Byers, a 27-year-old nurse and baking enthusiast, had seen a blitz of Instagram posts and stories, and breathless news articles on elegant cakes as far as the eye can see. This was a soiree of baking and buttercream, a celebration of confections and community.
So, when organizers announced the third S.F. iteration of the Cake Picnic scheduled for the end of March, people were ecstatic. This one, a partnership with the Legion of Honor to promote the museum’s upcoming exhibit of painter Wayne Thiebaud and his portraits of sweets, was poised to be the biggest Cake Picnic the city had seen. It would build off the success of their last partnership with the museum, as well as the Cake Picnic’s stops in L.A., New York, and London.

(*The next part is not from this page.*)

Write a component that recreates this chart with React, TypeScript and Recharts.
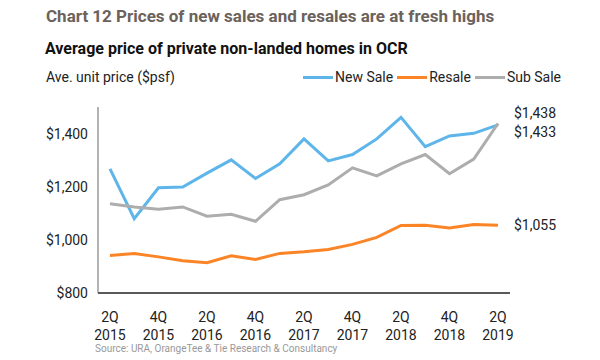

Around 4,000 people, Byers recalled to Gazetteer SF, RSVP’ed to a Partiful event page promoting the upcoming Cake Picnic. But that wasn’t a guarantee of entry. That Partiful page linked to the Cake Picnic’s official website, where people could purchase tickets. The $15 tickets were set to go live last Thursday at 10 a.m. (The Partiful page has since been locked.)
“The entire time, it said ‘sold out’ up until the day that they were supposed to release the tickets,” explained East Bay resident Rachael Rosenberg.
When ticket sales went live, hordes of cake enthusiasts refreshed the page frantically — only to find that $15 tickets had sold out within a minute. Berkeley resident Danielle Platt told Gazetteer that she rushed out of a meeting to purchase tickets at 10:03 a.m., at which point general admission tickets were already gone. The only option left for people who wanted to attend was a premium $65 tier, which included a T-shirt commemorating the Cake Picnic tour. Despite the hefty fee, that eventually sold out, too.
Then came the outrage. Event organizers went radio silent for days, despite their Instagram getting flooded with negative feedback. Elisa Sunga, the main organizer, issued an apology this week in the still-private Partiful page for how the ticket sales were handled, admitting to “a mistake and oversight” on her end. Sunga did not respond to a request for comment from Gazetteer.
“Despite having over 1,000 tickets available, the upcoming event sold out within a minute of going live,” a spokesperson for the Legion Honor told Gazetteer in a statement Tuesday. “We understand the frustration this may have caused and truly appreciate the enthusiasm from our community.”
A top remark on the Cake Picnic’s Instagram post called the ticketing process “a crock.” People blamed scalping bots for snagging all the tickets. A rumor had spread that a select few were able to purchase tickets ahead of time. Sunga confirmed the rumor, and said in her statement that some people were indeed able to purchase tickets early. A small number of tickets were made available to Legion of Honor museum members early.
“So many people were saying it was easier to get tickets to see Taylor Swift than the Picnic,” Rosenberg joked.
Byers said her phone froze up from the volume of angry, confused messages in the Partiful page. The anger, she said, came from a “really intense feeling of unfairness” — that there may have been preferential treatment for some people, that the only way for people to get in was to spend $65, in addition to likely bringing your own homemade cake.
“People were upset about how this just feels like, ‘Yet another community event becomes too exclusive for the average person to attend,’” Byers said. “At pretty much every angle, it became inaccessible.”
Byers sent out an all-caps feeler on Partiful to see if people were interested in an independent Cake Picnic. She started setting plans to gather at Dolores Park. Meanwhile, Platt had set up a separate picnic at Dolores Park that Rosenberg started helping out with.
Eventually, they decided to merge their parties and co-host the whole shebang together. Within hours of setting up their Partiful page, the three co-hosts for the Dolores Park picnic collected 100 RSVPs — filled with people rejected from the main picnic. (They weren’t the only ones with this idea, either: Concurrent parties are being hosted at Golden Gate Park and Fort Mason, with each also securing a hundred-ish RSVPs apiece.)
The trio didn’t anticipate the torrent of interest that would come for their humble cake celebration — even though they knew that people wanted to bake and share their own cakes.
“We decided to close the RSVPs because we didn't want 7,000 people showing up and we’re not able to accommodate that or it becomes chaos,” Platt explained, describing the event as a “container” for people to join rather than a formal, ticketed event. (The other two events still have open RSVPs as of publication time.)
“There definitely is a little bit of concern that things will be out of hand,” Byers added, with a laugh, “But I feel like people are usually pretty well-behaved at baking events.”
Instead of the official trademarked Cake Picnic hosting one mega-event come March 29, the city will be awash with un-trademarked, unofficial picnics. Let them eat cake.